Significant improvements in EurOtop II include a new method for assessing overtopping for slopes with small freeboards; and for the effects of crest walls, reducing potential over-estimates for overtopping discharges. Another upgrade is a harmonised prediction method to simplify the calculation of overtopping for vertical and steep walls, and revised advice on tolerable discharges.

eurotop simulations

The addition of a suite of videos allows users of the manual to view what a specific overtopping discharge looks like in reality.

Tim Hunt, Modelling and Hydrology Advisor, Environment Agency, said: “The EurOtop manual has become accepted as the industry standard for the coastal engineering community. The guidance and methods we and our European partners have developed, and which are freely available, can be applied by coastal and flood engineers around the world to improve resilience to flooding.”

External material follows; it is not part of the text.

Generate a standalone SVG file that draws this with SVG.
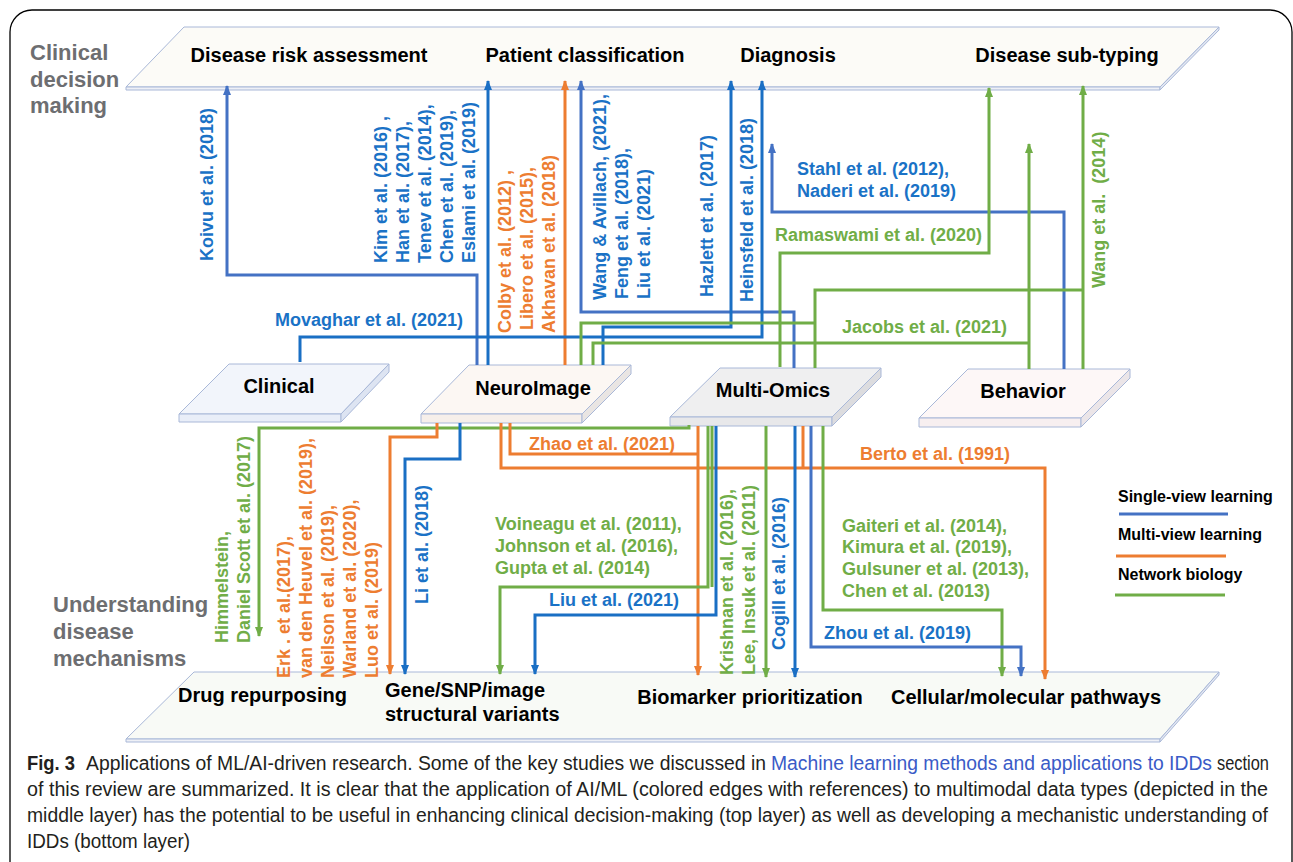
<svg xmlns="http://www.w3.org/2000/svg" width="1293" height="862" viewBox="0 0 1293 862">
<defs>
<style>
.f{font-family:"Liberation Sans",Arial,Helvetica,sans-serif;font-weight:bold}
.n{font-size:20px;fill:#000}
.r{font-size:18px}
.b{fill:#1a72c6}.o{fill:#ed7d31}.g{fill:#70ad47}
.sec{font-size:22px;fill:#6d6e71}
.lg{font-size:16px;fill:#000}
.c{fill:none;stroke-width:3}
.cbd{stroke:#1a6fc4}.cbl{stroke:#4472c4}.cor{stroke:#ed7d31}.cgr{stroke:#70ad47}
.pl{stroke:#a9b8d8;stroke-width:1}
.cap{font-family:"Liberation Sans",Arial,sans-serif;font-size:19.5px;fill:#231f20}
</style>
<marker id="mbd" markerUnits="userSpaceOnUse" markerWidth="11" markerHeight="9" refX="9" refY="4" orient="auto"><path d="M0,0 L10,4 L0,8 z" fill="#1a6fc4"/></marker>
<marker id="mbl" markerUnits="userSpaceOnUse" markerWidth="11" markerHeight="9" refX="9" refY="4" orient="auto"><path d="M0,0 L10,4 L0,8 z" fill="#4472c4"/></marker>
<marker id="mor" markerUnits="userSpaceOnUse" markerWidth="11" markerHeight="9" refX="9" refY="4" orient="auto"><path d="M0,0 L10,4 L0,8 z" fill="#ed7d31"/></marker>
<marker id="mgr" markerUnits="userSpaceOnUse" markerWidth="11" markerHeight="9" refX="9" refY="4" orient="auto"><path d="M0,0 L10,4 L0,8 z" fill="#70ad47"/></marker>
</defs>
<rect width="1293" height="862" fill="#fff"/>
<rect x="10" y="10" width="1282" height="920" rx="22" fill="none" stroke="#000" stroke-width="1.3"/>

<!-- layer titles -->
<g id="title-clinical" class="f sec">
<text x="30" y="60">Clinical</text>
<text x="30" y="86.5">decision</text>
<text x="30" y="113">making</text>
</g>
<g id="title-understanding" class="f sec">
<text x="53" y="612">Understanding</text>
<text x="53" y="639">disease</text>
<text x="53" y="666">mechanisms</text>
</g>

<!-- top layer -->
<g id="top-layer">
<polygon points="184,27 1219,27 1160,87 126,87" fill="#fcfbf7" class="pl"/>
<polygon points="126,87 1160,87 1160,90 126,90" fill="#eef0f6" class="pl"/>
<polygon points="1160,87 1219,27 1219,30 1160,90" fill="#e4e8f2" class="pl"/>
</g>
<g id="node-risk"><text class="f n" x="309" y="62" text-anchor="middle">Disease risk assessment</text></g>
<g id="node-classification"><text class="f n" x="585" y="62" text-anchor="middle">Patient classification</text></g>
<g id="node-diagnosis"><text class="f n" x="788" y="62" text-anchor="middle">Diagnosis</text></g>
<g id="node-subtyping"><text class="f n" x="1067" y="62" text-anchor="middle">Disease sub-typing</text></g>

<!-- bottom layer -->
<g id="bottom-layer">
<polygon points="194,672 1219,672 1160,739 126,739" fill="#f8faf6" class="pl"/>
<polygon points="126,739 1160,739 1160,742 126,742" fill="#eef0f6" class="pl"/>
<polygon points="1160,739 1219,672 1219,675 1160,742" fill="#e4e8f2" class="pl"/>
</g>
<g id="node-drug"><text class="f n" x="178" y="702">Drug repurposing</text></g>
<g id="node-gene"><text class="f n" x="385" y="697">Gene/SNP/image</text><text class="f n" x="385" y="721">structural variants</text></g>
<g id="node-biomarker"><text class="f n" x="750" y="704" text-anchor="middle">Biomarker prioritization</text></g>
<g id="node-pathways"><text class="f n" x="1026" y="704" text-anchor="middle">Cellular/molecular pathways</text></g>

<!-- middle data nodes -->
<g id="node-clinical">
<polygon points="229,364 389,364 341,414 179,414" fill="#f2f5fb" class="pl"/>
<polygon points="179,414 341,414 341,422 179,422" fill="#e9eef8" class="pl"/>
<polygon points="341,414 389,364 389,372 341,422" fill="#dde4f2" class="pl"/>
<text class="f n" x="279" y="393" text-anchor="middle">Clinical</text>
</g>
<g id="node-neuroimage">
<polygon points="469,365 631,365 582,414 421,414" fill="#fcf7f3" class="pl"/>
<polygon points="421,414 582,414 582,423 421,423" fill="#f6efea" class="pl"/>
<polygon points="582,414 631,365 631,374 582,423" fill="#e9e5e3" class="pl"/>
<text class="f n" x="533" y="395" text-anchor="middle">NeuroImage</text>
</g>
<g id="node-multiomics">
<polygon points="720,368 881,368 832,417 670,417" fill="#efeff0" class="pl"/>
<polygon points="670,417 832,417 832,426 670,426" fill="#e8e8ea" class="pl"/>
<polygon points="832,417 881,368 881,377 832,426" fill="#dcdcdf" class="pl"/>
<text class="f n" x="773" y="397" text-anchor="middle">Multi-Omics</text>
</g>
<g id="node-behavior">
<polygon points="968,369 1130,369 1081,418 919,418" fill="#fdf7f7" class="pl"/>
<polygon points="919,418 1081,418 1081,427 919,427" fill="#f7eff0" class="pl"/>
<polygon points="1081,418 1130,369 1130,378 1081,427" fill="#ebe5e8" class="pl"/>
<text class="f n" x="1023" y="398" text-anchor="middle">Behavior</text>
</g>

<!-- connectors -->
<g id="connectors">
<path class="c cbl" d="M477,365 V275 H227 V86" marker-end="url(#mbl)"/>
<path class="c cbd" d="M488,365 V81" marker-end="url(#mbd)"/>
<path class="c cor" d="M565,365 V81" marker-end="url(#mor)"/>
<path class="c cbl" d="M794,368 V312 H581 V81" marker-end="url(#mbl)"/>
<path class="c cbd" d="M603,365 V327 H731 V81" marker-end="url(#mbd)"/>
<path class="c cbd" d="M300,362 V337 H762 V81" marker-end="url(#mbd)"/>
<path class="c cbl" d="M1064,369 V212 H772 V144" marker-end="url(#mbl)"/>
<path class="c cgr" d="M780,367 V253 H989 V88" marker-end="url(#mgr)"/>
<path class="c cgr" d="M815,368 V290 H1083"/>
<path class="c cgr" d="M1083,369 V86" marker-end="url(#mgr)"/>
<path class="c cgr" d="M581,365 V323 H815"/>
<path class="c cgr" d="M593,365 V343 H1029"/>
<path class="c cgr" d="M1029,369 V144" marker-end="url(#mgr)"/>

<path class="c cgr" d="M689,425 V428 H259 V636" marker-end="url(#mgr)"/>
<path class="c cor" d="M437,423 V437 H390 V674" marker-end="url(#mor)"/>
<path class="c cbd" d="M460,423 V459 H405 V674" marker-end="url(#mbd)"/>
<path class="c cor" d="M510,423 V454 H698"/>
<path class="c cor" d="M698,426 V675" marker-end="url(#mor)"/>
<path class="c cor" d="M501,423 V468 H1045 V679" marker-end="url(#mor)"/>
<path class="c cor" d="M803,426 V468"/>
<path class="c cgr" d="M712,426 V587"/>
<path class="c cgr" d="M708,426 V587 H500 V674" marker-end="url(#mgr)"/>
<path class="c cbd" d="M716,426 V615 H535 V674" marker-end="url(#mbd)"/>
<path class="c cgr" d="M766,426 V677" marker-end="url(#mgr)"/>
<path class="c cbd" d="M795,426 V677" marker-end="url(#mbd)"/>
<path class="c cgr" d="M823,426 V610 H1002 V676" marker-end="url(#mgr)"/>
<path class="c cbl" d="M811,426 V647 H1021 V676" marker-end="url(#mbl)"/>
</g>

<!-- connector labels -->
<g id="edge-labels" class="f r">
<text class="b" transform="translate(213,261) rotate(-90)">Koivu et al. (2018)</text>
<text class="b" transform="translate(387,263) rotate(-90)">Kim et al. (2016) ,</text>
<text class="b" transform="translate(409,263) rotate(-90)">Han et al. (2017),</text>
<text class="b" transform="translate(431,263) rotate(-90)">Tenev et al. (2014),</text>
<text class="b" transform="translate(453,263) rotate(-90)">Chen et al. (2019),</text>
<text class="b" transform="translate(475,263) rotate(-90)">Eslami et al. (2019)</text>
<text class="o" transform="translate(511,333) rotate(-90)">Colby et al. (2012) ,</text>
<text class="o" transform="translate(533,330) rotate(-90)">Libero et al. (2015),</text>
<text class="o" transform="translate(555,333) rotate(-90)">Akhavan et al. (2018)</text>
<text class="b" transform="translate(606,300) rotate(-90)">Wang &amp; Avillach, (2021),</text>
<text class="b" transform="translate(628,299) rotate(-90)">Feng et al. (2018),</text>
<text class="b" transform="translate(650,299) rotate(-90)">Liu et al. (2021)</text>
<text class="b" transform="translate(713,297) rotate(-90)">Hazlett et al. (2017)</text>
<text class="b" transform="translate(753,302) rotate(-90)">Heinsfeld et al. (2018)</text>
<text class="g" transform="translate(1105,288) rotate(-90)" style="white-space:pre">Wang et al.  (2014)</text>
<text class="b" x="275" y="326">Movaghar et al. (2021)</text>
<text class="b" x="797" y="175">Stahl et al. (2012),</text>
<text class="b" x="797" y="197">Naderi et al. (2019)</text>
<text class="g" x="775" y="241">Ramaswami et al. (2020)</text>
<text class="g" x="842" y="333">Jacobs et al. (2021)</text>

<text class="g" transform="translate(228,643) rotate(-90)">Himmelstein,</text>
<text class="g" transform="translate(250,643) rotate(-90)">Daniel Scott et al. (2017)</text>
<text class="o" transform="translate(290,678) rotate(-90)">Erk . et al.(2017),</text>
<text class="o" transform="translate(312,678) rotate(-90)">van den Heuvel et al. (2019),</text>
<text class="o" transform="translate(334,678) rotate(-90)">Neilson et al. (2019),</text>
<text class="o" transform="translate(356,678) rotate(-90)">Warland et al. (2020),</text>
<text class="o" transform="translate(378,678) rotate(-90)">Luo et al. (2019)</text>
<text class="b" transform="translate(428,604) rotate(-90)">Li et al. (2018)</text>
<text class="o" x="529" y="450">Zhao et al. (2021)</text>
<text class="o" x="860" y="460">Berto et al. (1991)</text>
<text class="g" x="495" y="530">Voineagu et al. (2011),</text>
<text class="g" x="495" y="552">Johnson et al. (2016),</text>
<text class="g" x="495" y="574">Gupta et al. (2014)</text>
<text class="b" x="549" y="606">Liu et al. (2021)</text>
<text class="g" transform="translate(733,675) rotate(-90)">Krishnan et al. (2016),</text>
<text class="g" transform="translate(755,675) rotate(-90)">Lee, Insuk et al. (2011)</text>
<text class="b" transform="translate(785,650) rotate(-90)">Cogill et al. (2016)</text>
<text class="g" x="842" y="532">Gaiteri et al. (2014),</text>
<text class="g" x="842" y="553">Kimura et al. (2019),</text>
<text class="g" x="842" y="575">Gulsuner et al. (2013),</text>
<text class="g" x="842" y="597">Chen et al. (2013)</text>
<text class="b" x="824" y="639">Zhou et al. (2019)</text>
</g>

<!-- legend -->
<g id="legend">
<text class="f lg" x="1118" y="502">Single-view learning</text>
<line x1="1119" y1="514" x2="1228" y2="514" stroke="#4472c4" stroke-width="3"/>
<text class="f lg" x="1118" y="540">Multi-view learning</text>
<line x1="1116" y1="556" x2="1226" y2="556" stroke="#ed7d31" stroke-width="3"/>
<text class="f lg" x="1118" y="580">Network biology</text>
<line x1="1115" y1="595" x2="1225" y2="595" stroke="#70ad47" stroke-width="3"/>
</g>

<!-- caption -->
<g id="caption" class="cap">
<text x="27" y="770" font-weight="bold" textLength="48" lengthAdjust="spacingAndGlyphs">Fig. 3</text>
<text x="86" y="770" textLength="680" lengthAdjust="spacingAndGlyphs">Applications of ML/AI-driven research. Some of the key studies we discussed in</text>
<text x="771" y="770" textLength="441" lengthAdjust="spacingAndGlyphs" fill="#3a5bc7">Machine learning methods and applications to IDDs</text>
<text x="1217" y="770" textLength="52" lengthAdjust="spacingAndGlyphs">section</text>
<text x="27" y="796" textLength="1241" lengthAdjust="spacingAndGlyphs">of this review are summarized. It is clear that the application of AI/ML (colored edges with references) to multimodal data types (depicted in the</text>
<text x="27" y="822" textLength="1241" lengthAdjust="spacingAndGlyphs">middle layer) has the potential to be useful in enhancing clinical decision-making (top layer) as well as developing a mechanistic understanding of</text>
<text x="27" y="848" textLength="163" lengthAdjust="spacingAndGlyphs">IDDs (bottom layer)</text>
</g>
</svg>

EurOtop goes live – The EurOtop partners are proposing that future editions of the manual will include advances more rapidly by sourcing new data sets and formulae from interested researchers worldwide, together with their suggested changes or additions to the manual. New material will then be edited and reviewed by the EurOtop Board, and updates to the manual published on the EurOtop website.

European-wide collaborative project

The EurOtop manual is the result of a European-wide collaborative project to which many authors have contributed. It was funded in the UK by the Joint FCERM Research Programme coordinated by the Environment Agency, and partly-funded in the Netherlands by its equivalent, Rijkswaterstaat. Other funding and support was provided by HR Wallingford and a number of different European organisations, consultancies and universities. A full list of the partners involved in the project is available on the EurOtop Manual webpage.